In 1700, Jean Marius presented the Académie in Paris with a folding harpsichord, which would henceforth become the model for travel harpsichords. He divided the instrument lengthwise into three equally wide parts, which, when placed side by side, formed a single-manual harpsichord. The length of the middle and treble sections was chosen such that they could be folded together at their narrowest back edges (made possible by a special hinge) and then together took up the same dimensions as the bass box with the deepest strings. When stacked, this created a lightweight, all-around closed sturdy wooden case, capable of withstanding the jolts in the luggage compartment of a poorly sprung stagecoach, yet could be unfolded back into a ready-to-play harpsichord with only a few maneuvers—but not entirely, because after the shaking and rattling of a journey on barely paved roads, it was first expected to require thorough retuning.
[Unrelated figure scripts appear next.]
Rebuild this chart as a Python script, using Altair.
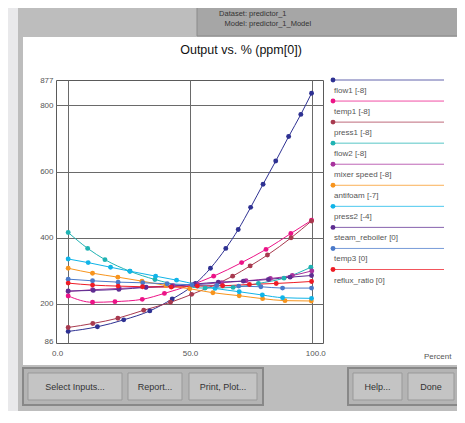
import altair as alt
import pandas as pd

# ---------------- data ----------------
NAMES = ["flow1", "temp1", "press1", "flow2", "mixer speed", "antifoam",
         "press2", "steam_reboiler", "temp3", "reflux_ratio"]
LEGEND_LABELS = ["flow1 [-8]", "temp1 [-8]", "press1 [-8]", "flow2 [-8]",
                 "mixer speed [-8]", "antifoam [-7]", "press2 [-4]",
                 "steam_reboiler [0]", "temp3 [0]", "reflux_ratio [0]"]
COLORS = ["#2e3192", "#ec1387", "#a83a4f", "#1fb3b3", "#a8339e", "#f7941d",
          "#10b4e8", "#5e2d91", "#4a79c9", "#ee1c25"]

FLOW1_X = [0, 12, 22.8, 33.5, 42.7, 52.3, 58.4, 64.7, 69.8, 74.9, 80, 85.2, 90.5, 95.5, 99.9]
FLOW1_Y = [117, 131, 152, 179, 215, 262, 308, 368, 425, 492, 562, 632, 706, 773, 837]
TEMP1_X = [0, 10, 19.2, 30.4, 39.5, 59.7, 71.2, 81.2, 91.4, 99.9]
TEMP1_Y = [224, 205, 207, 214, 232, 284, 325, 365, 413, 453]
PRESS1_X = [0, 10.1, 20.4, 31, 42, 50.7, 67.5, 74.7, 81.8, 91.5, 99.9]
PRESS1_Y = [129, 141, 157, 181, 205, 229, 284, 315, 348, 400, 451]
FLOW2_X = [0, 8, 15.1, 25.3, 35.6, 56.2, 67.7, 78.1, 88.6, 99.6]
FLOW2_Y = [416, 368, 334, 299, 274, 248, 250, 262, 278, 311]
MIXER_X = [0, 10, 21, 32, 43, 53, 63, 73, 83, 92, 100]
MIXER_Y = [238, 243, 247, 251, 255, 259, 264, 270, 277, 286, 300]
ANTIFOAM_X = [0, 10, 20.4, 30.3, 40.1, 49.9, 59.4, 70.2, 79.8, 89, 99.8]
ANTIFOAM_Y = [308, 293, 281, 269, 256, 246, 234, 225, 216, 210, 209]
PRESS2_X = [0, 8.2, 17.4, 25.4, 35.9, 44.5, 60.3, 70.2, 79.7, 88, 99.9]
PRESS2_Y = [336, 325, 311, 299, 284, 272, 247, 237, 227, 219, 217]
STEAM_X = [0, 10.3, 20.8, 31.9, 42.5, 51.8, 61.6, 71.9, 82.2, 91.1, 99.9]
STEAM_Y = [239, 241, 244, 250, 253, 260, 266, 269, 274, 281, 286]
TEMP3_X = [0, 10, 20.5, 30.6, 40.6, 50.8, 61, 70, 79.1, 88, 99.9]
TEMP3_Y = [275, 270, 266, 264, 261, 258, 256, 254, 252, 248, 248]
REFLUX_X = [0, 10, 20.5, 30.5, 42.3, 53, 63.4, 74.4, 85.4, 99.9]
REFLUX_Y = [263, 257, 254, 252, 251, 254, 255, 259, 262, 268]

Y_TICKS = [86, 200, 400, 600, 800, 877]
X_TICKS = [0, 50, 100]

XS = [FLOW1_X, TEMP1_X, PRESS1_X, FLOW2_X, MIXER_X, ANTIFOAM_X, PRESS2_X, STEAM_X, TEMP3_X, REFLUX_X]
YS = [FLOW1_Y, TEMP1_Y, PRESS1_Y, FLOW2_Y, MIXER_Y, ANTIFOAM_Y, PRESS2_Y, STEAM_Y, TEMP3_Y, REFLUX_Y]

rows = []
for i, (n, xs, ys) in enumerate(zip(NAMES, XS, YS)):
    for j, (x, y) in enumerate(zip(xs, ys)):
        rows.append({"series": n, "pct": x, "ppm": y, "idx": j})
df = pd.DataFrame(rows)
leg = pd.DataFrame({"series": NAMES, "label": LEGEND_LABELS, "rank": list(range(len(NAMES)))})

# ---------------- layout ----------------
W, H = 267, 263          # plot frame
OX, OY = 56, 80          # page position of plot origin
FONT = "Liberation Sans"
one = pd.DataFrame({"k": [0]})


def box(x0, y0, x1, y1, fill, stroke=None, sw=1):
    kw = dict(fill=fill)
    if stroke:
        kw.update(stroke=stroke, strokeWidth=sw)
    return alt.Chart(one).mark_rect(**kw).encode(
        x=alt.value(x0 - OX), x2=alt.value(x1 - OX),
        y=alt.value(y0 - OY), y2=alt.value(y1 - OY))


def label(x, y, text, size=9, align="center", color="#333333"):
    return alt.Chart(one).mark_text(text=text, fontSize=size, font=FONT, align=align,
                                    baseline="middle", color=color).encode(
        x=alt.value(x - OX), y=alt.value(y - OY))


PANEL = "#bdbdbd"
chrome = [
    box(0, 0, 18, 430, "#e9e9eb"),
    box(18, 0, 470, 37, PANEL),
    box(18, 37, 23, 365, PANEL),
    box(458, 37, 462, 365, "#a9a9a9"),
    box(462, 0, 470, 430, "#e9e9eb"),
    box(18, 365, 462, 412, PANEL),
    box(18, 412, 462, 430, "#d4d4d4"),
    box(197, 5, 458, 36, "#a6a6a6", "#8a8a8a"),
    label(247, 14, "Dataset:", 7.5, "right"),
    label(249, 14, "predictor_1", 7.5, "left"),
    label(247, 24, "Model:", 7.5, "right"),
    label(249, 24, "predictor_1_Model", 7.5, "left"),
    label(241, 50, "Output vs. % (ppm[0])", 12.5, "center", "#111111"),
    box(23, 368, 263, 405, "#b4b4b4", "#888888", 2),
    box(348, 368, 460, 405, "#b4b4b4", "#888888", 2),
    box(28, 373, 122, 400, "#c4c4c4", "#999999"),
    box(128, 373, 182, 400, "#c4c4c4", "#999999"),
    box(189, 373, 257, 400, "#c4c4c4", "#999999"),
    box(353, 373, 402, 400, "#c4c4c4", "#999999"),
    box(408, 373, 454, 400, "#c4c4c4", "#999999"),
    label(75, 387, "Select Inputs..."),
    label(155, 387, "Report..."),
    label(223, 387, "Print, Plot..."),
    label(377.5, 387, "Help..."),
    label(431, 387, "Done"),
]

color_scale = alt.Scale(domain=NAMES, range=COLORS)
xs = alt.Scale(domain=[-5, 104.6], nice=False, zero=False)
ys = alt.Scale(domain=[82, 877], nice=False, zero=False)

x_axis = alt.Axis(values=X_TICKS, format=".1f", grid=True, ticks=False, domain=False,
                  labelPadding=6, labelFontSize=8, labelFont=FONT, labelColor="#555555",
                  labelOffset={"expr": "datum.value == 0 ? -11 : (datum.value == 100 ? 3.5 : 0)"},
                  gridColor="#6a6a6a", gridOpacity=1,
                  title="Percent", titleX=395, titleY=13, titleAlign="right",
                  titleBaseline="middle", titleFontSize=8, titleFont=FONT,
                  titleFontWeight="normal", titleColor="#555555")
y_axis = alt.Axis(values=Y_TICKS, grid=True, ticks=False, domain=False, labelPadding=3,
                  labelFontSize=8, labelFont=FONT, labelColor="#555555", title=None,
                  gridColor="#6a6a6a",
                  gridOpacity={"expr": "(datum.value == 86 || datum.value == 877) ? 0 : 1"})

base = alt.Chart(df).encode(
    x=alt.X("pct:Q", scale=xs, axis=x_axis),
    y=alt.Y("ppm:Q", scale=ys, axis=y_axis),
    color=alt.Color("series:N", scale=color_scale, legend=None),
    detail="series:N",
    order="idx:Q",
)
lines = base.mark_line(interpolate="monotone", strokeWidth=1)
points = base.mark_circle(size=24, opacity=1)
main = alt.layer(lines, points)

lys = alt.Scale(domain=[0, 9], range=[0, 189.5])
lbase = alt.Chart(leg).encode(
    y=alt.Y("rank:Q", scale=lys, axis=None),
)
lcolor = alt.Color("series:N", scale=color_scale, legend=None)
legend = alt.layer(
    lbase.mark_rule(strokeWidth=1, opacity=0.75).encode(
        x=alt.value(277), x2=alt.value(388), color=lcolor),
    lbase.mark_circle(size=24, opacity=1).encode(x=alt.value(277), color=lcolor),
    lbase.mark_text(align="left", baseline="middle", dy=11, fontSize=8, font=FONT).encode(
        x=alt.value(278), text="label:N", color=alt.value("#555555")),
)

chart = alt.layer(*chrome, main, legend).resolve_scale(
    y="independent"
).properties(
    width=W, height=H,
    autosize=alt.AutoSizeParams(type="none"),
    padding={"left": 48, "top": 72, "right": 134, "bottom": 68},
    background="#ffffff",
).configure_view(stroke="#5a5a5a", strokeWidth=1)

chart.save("out.html", embed_options={"renderer": "svg", "actions": False})
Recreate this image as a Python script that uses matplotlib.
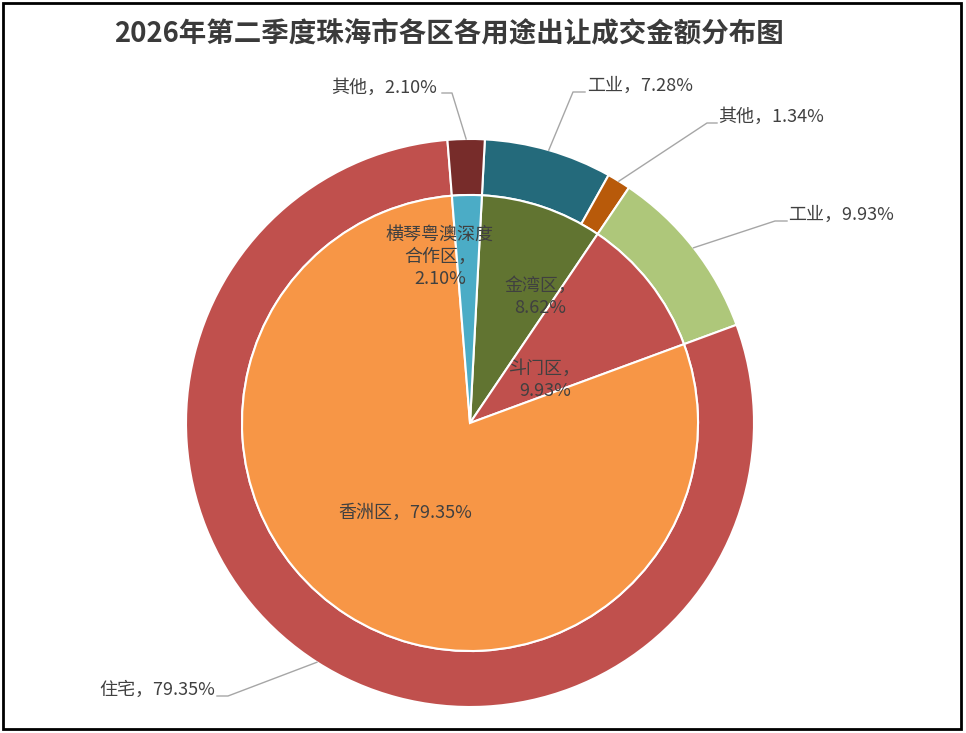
import numpy as np
import matplotlib
matplotlib.use("Agg")
import matplotlib.pyplot as plt
from matplotlib.patches import Rectangle

plt.rcParams['font.family'] = ['Noto Sans CJK SC', 'DejaVu Sans']

title = "2026年第二季度珠海市各区各用途出让成交金额分布图"

# 内圈：各区
districts = ["金湾区", "斗门区", "香洲区", "横琴粤澳深度\n合作区"]
district_share = [8.62, 9.93, 79.35, 2.10]
district_colors = ["#617431", "#C0504D", "#F79646", "#4BACC6"]

# 外圈：各区各用途
uses = ["工业", "其他", "工业", "住宅", "其他"]
use_share = [7.28, 1.34, 9.93, 79.35, 2.10]
use_colors = ["#246A7B", "#B85A0A", "#AEC77A", "#C0504D", "#772C2A"]

W, H = 966, 733
def py(y):
    # pixel y (top-down) -> data y
    return H - y

fig = plt.figure(figsize=(W / 100, H / 100), dpi=100)
ax = fig.add_axes([0, 0, 1, 1])

cx, cy = 470, py(423)
r_out, r_in = 284, 228

outer, _ = ax.pie(use_share, radius=r_out, center=(cx, cy), startangle=87,
                  counterclock=False, colors=use_colors, frame=True,
                  wedgeprops=dict(width=r_out - r_in, edgecolor="white", linewidth=1.5))
inner, _ = ax.pie(district_share, radius=r_in, center=(cx, cy), startangle=87,
                  counterclock=False, colors=district_colors, frame=True,
                  wedgeprops=dict(edgecolor="white", linewidth=1.5))

ax.set_xlim(0, W)
ax.set_ylim(0, H)
ax.axis("off")

txt_c = "#404040"
line_c = "#A6A6A6"
fs = 13

# 外圈标签 (文字位置, 引线拐点)
out_text_xy = [(587, 86), (718, 117), (788, 215), (215, 690), (437, 88)]
out_ha = ["left", "left", "left", "right", "right"]
out_elbow = [[(585, 92), (573, 92)],
             [(717, 123), (707, 123)],
             [(787, 221), (775, 221)],
             [(217, 696), (228, 696)],
             [(442, 93), (452, 93)]]

for w, name, v, (tx, ty), ha, elb in zip(outer, uses, use_share, out_text_xy, out_ha, out_elbow):
    mid = np.deg2rad((w.theta1 + w.theta2) / 2)
    ex = cx + r_out * np.cos(mid)
    ey = cy + r_out * np.sin(mid)
    xs = [elb[0][0], elb[1][0], ex]
    ys = [py(elb[0][1]), py(elb[1][1]), ey]
    ax.plot(xs, ys, color=line_c, lw=1)
    ax.text(tx, py(ty), f"{name}，{v:.2f}%", ha=ha, va="center", fontsize=fs, color=txt_c)

# 内圈标签
in_text_xy = [(540, 297), (545, 380), (405, 513), (440, 257)]
in_sep = ["，\n", "，\n", "，", "，\n"]
for name, v, (tx, ty), sep in zip(districts, district_share, in_text_xy, in_sep):
    ax.text(tx, py(ty), f"{name}{sep}{v:.2f}%", ha="center", va="center",
            fontsize=fs, color=txt_c, linespacing=1.3)

ax.text(449, py(33), title, ha="center", va="center", fontsize=19.8,
        fontweight="bold", color="#3A3A3A")

ax.add_patch(Rectangle((3, py(729)), 958, 726, fill=False, edgecolor="black", lw=2))

fig.savefig("out.png", dpi=100)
Marius employed an invention by a colleague for this problem. The Maître de la Musique Estienne Loulié presented the Academy just a year before Marius with a tuning device he had devised for harpsichords, a monochord with a single key and a harpsichord jack, whose string was shortened with a movable bridge to represent each note of the tempered octave. The instrument depicted here from the Musée de la Musique in Paris features such a tuning aid modeled after Loulié's design. However necessary it might have been, this tuning aid is only present in some, presumably particularly expensive, travel harpsichords by Marius.